§ **PROBLEM**
Which lines hold the word "page"? Show each of them.
((
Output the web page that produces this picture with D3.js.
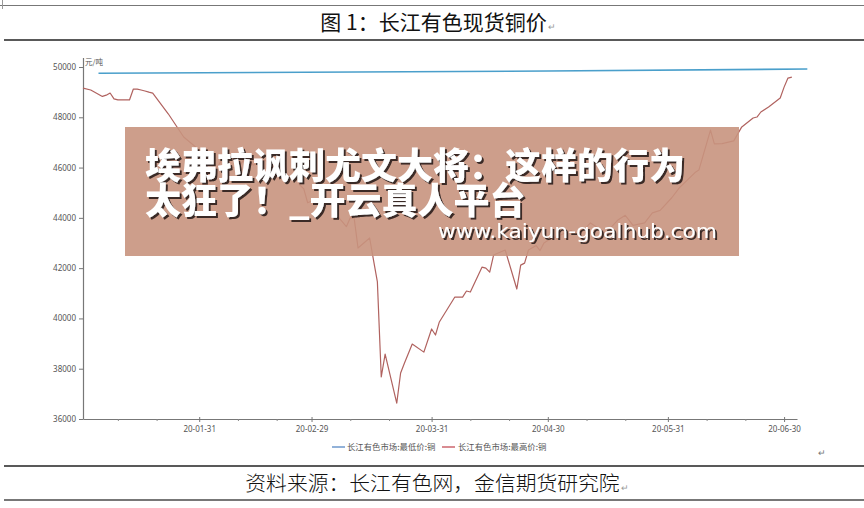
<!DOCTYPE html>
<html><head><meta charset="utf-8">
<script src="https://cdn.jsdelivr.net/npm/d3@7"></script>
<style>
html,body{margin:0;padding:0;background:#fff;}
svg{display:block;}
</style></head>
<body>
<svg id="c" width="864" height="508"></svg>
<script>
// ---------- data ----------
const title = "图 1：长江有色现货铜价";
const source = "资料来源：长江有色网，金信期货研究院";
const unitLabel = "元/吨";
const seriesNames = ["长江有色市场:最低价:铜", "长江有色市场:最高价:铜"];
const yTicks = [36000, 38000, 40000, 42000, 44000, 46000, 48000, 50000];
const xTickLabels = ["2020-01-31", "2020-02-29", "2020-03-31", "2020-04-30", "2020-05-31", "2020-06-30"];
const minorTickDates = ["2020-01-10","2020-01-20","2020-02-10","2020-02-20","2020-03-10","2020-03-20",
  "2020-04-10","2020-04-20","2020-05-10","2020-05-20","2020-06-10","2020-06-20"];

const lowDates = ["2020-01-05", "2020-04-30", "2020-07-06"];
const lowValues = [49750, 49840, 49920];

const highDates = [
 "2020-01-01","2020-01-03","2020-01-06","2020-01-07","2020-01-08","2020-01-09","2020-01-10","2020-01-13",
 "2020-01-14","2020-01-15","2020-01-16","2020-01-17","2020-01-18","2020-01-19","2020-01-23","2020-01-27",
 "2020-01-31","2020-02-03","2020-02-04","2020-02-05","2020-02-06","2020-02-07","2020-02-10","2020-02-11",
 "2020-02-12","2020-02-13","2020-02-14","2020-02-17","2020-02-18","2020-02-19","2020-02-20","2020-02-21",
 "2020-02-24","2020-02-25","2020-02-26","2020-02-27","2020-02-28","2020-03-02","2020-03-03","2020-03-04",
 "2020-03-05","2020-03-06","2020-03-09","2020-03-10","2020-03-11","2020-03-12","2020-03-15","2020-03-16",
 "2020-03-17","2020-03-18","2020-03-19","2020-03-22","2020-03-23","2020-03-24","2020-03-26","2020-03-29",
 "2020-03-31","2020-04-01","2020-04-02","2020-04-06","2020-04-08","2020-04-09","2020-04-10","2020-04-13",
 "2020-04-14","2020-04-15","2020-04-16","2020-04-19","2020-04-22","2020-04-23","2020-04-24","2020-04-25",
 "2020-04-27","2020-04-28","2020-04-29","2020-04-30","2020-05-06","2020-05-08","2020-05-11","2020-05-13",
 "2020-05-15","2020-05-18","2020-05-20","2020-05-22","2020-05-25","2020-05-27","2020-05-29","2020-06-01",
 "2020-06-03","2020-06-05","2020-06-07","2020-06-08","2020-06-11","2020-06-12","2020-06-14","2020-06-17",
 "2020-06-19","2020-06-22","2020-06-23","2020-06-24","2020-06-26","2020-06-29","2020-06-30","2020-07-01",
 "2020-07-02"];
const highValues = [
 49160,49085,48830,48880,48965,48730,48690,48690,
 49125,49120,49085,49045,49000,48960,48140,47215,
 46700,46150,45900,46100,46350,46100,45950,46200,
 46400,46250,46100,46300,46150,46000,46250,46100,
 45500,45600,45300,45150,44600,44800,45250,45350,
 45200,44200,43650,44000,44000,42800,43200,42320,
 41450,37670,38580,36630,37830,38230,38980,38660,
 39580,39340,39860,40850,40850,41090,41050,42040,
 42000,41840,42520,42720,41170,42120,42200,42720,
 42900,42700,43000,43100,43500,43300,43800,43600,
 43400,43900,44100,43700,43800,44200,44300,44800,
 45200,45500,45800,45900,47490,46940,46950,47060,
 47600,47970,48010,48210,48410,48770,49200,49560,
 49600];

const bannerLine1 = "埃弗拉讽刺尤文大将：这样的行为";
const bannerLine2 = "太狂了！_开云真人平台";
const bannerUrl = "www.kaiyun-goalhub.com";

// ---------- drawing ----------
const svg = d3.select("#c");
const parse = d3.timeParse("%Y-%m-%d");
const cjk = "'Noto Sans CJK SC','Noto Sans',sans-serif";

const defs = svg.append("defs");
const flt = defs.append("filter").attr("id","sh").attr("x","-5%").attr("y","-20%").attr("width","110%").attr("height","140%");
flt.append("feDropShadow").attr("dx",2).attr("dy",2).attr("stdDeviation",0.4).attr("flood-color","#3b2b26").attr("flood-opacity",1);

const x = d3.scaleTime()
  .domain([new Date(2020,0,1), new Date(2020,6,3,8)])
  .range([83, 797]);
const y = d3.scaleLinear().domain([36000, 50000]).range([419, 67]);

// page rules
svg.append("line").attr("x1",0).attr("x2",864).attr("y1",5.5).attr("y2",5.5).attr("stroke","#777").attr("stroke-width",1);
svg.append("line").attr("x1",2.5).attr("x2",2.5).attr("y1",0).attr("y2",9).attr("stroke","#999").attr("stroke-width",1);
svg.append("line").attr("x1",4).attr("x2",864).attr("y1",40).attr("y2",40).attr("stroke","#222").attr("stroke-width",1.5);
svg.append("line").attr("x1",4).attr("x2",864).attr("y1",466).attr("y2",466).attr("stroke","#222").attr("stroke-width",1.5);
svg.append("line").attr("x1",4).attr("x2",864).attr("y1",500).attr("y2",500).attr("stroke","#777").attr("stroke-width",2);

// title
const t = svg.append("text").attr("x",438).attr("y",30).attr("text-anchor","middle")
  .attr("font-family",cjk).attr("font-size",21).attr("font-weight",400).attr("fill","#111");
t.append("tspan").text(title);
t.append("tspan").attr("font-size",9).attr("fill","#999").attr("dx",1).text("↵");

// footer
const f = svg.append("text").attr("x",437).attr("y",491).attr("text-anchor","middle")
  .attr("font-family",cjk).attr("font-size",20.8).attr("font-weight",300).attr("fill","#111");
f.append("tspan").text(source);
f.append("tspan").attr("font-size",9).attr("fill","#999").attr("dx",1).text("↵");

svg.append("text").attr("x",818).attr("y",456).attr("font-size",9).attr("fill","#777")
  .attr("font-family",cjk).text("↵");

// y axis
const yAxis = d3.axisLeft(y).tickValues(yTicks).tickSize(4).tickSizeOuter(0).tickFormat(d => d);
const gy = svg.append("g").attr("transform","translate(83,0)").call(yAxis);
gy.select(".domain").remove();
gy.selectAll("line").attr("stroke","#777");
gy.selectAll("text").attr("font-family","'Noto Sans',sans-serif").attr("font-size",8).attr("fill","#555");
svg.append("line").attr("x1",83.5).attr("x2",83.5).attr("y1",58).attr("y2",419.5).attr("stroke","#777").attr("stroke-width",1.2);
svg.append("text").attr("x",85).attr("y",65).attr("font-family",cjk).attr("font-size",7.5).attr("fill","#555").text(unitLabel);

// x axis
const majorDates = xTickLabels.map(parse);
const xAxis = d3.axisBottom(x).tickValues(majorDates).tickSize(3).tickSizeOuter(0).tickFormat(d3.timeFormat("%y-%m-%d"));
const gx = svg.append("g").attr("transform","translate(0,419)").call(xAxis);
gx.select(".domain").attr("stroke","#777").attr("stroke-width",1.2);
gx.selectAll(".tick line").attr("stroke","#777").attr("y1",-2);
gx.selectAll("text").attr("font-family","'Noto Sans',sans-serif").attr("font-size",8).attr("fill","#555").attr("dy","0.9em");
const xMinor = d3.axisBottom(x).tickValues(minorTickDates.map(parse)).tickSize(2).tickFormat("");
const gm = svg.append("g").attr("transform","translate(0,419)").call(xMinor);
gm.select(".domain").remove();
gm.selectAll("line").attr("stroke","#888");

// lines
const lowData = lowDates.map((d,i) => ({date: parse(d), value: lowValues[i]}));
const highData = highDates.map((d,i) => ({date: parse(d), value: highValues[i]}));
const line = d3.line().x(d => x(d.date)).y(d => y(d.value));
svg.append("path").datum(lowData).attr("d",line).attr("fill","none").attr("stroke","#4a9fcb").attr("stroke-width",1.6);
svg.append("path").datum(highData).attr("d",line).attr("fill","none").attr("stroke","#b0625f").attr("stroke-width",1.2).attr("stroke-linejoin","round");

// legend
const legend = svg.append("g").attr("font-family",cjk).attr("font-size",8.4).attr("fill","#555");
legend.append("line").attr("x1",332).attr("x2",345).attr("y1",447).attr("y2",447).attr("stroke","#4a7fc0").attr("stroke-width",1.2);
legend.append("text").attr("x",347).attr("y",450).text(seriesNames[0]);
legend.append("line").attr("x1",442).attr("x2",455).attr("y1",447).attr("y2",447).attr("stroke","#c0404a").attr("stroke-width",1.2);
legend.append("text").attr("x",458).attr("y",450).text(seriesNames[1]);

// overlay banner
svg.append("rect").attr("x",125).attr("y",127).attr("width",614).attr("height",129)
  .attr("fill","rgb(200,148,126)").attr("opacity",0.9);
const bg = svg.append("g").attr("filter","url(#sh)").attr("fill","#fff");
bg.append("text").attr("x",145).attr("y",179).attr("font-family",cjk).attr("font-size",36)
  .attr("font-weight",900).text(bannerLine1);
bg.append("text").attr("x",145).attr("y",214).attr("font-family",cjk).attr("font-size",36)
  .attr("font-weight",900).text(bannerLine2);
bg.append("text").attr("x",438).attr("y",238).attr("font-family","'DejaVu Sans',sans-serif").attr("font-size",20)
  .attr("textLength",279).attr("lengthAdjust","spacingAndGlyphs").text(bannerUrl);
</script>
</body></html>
))
§ **FULL OUTPUT**
Output the web page that produces this picture with D3.js.
// page rules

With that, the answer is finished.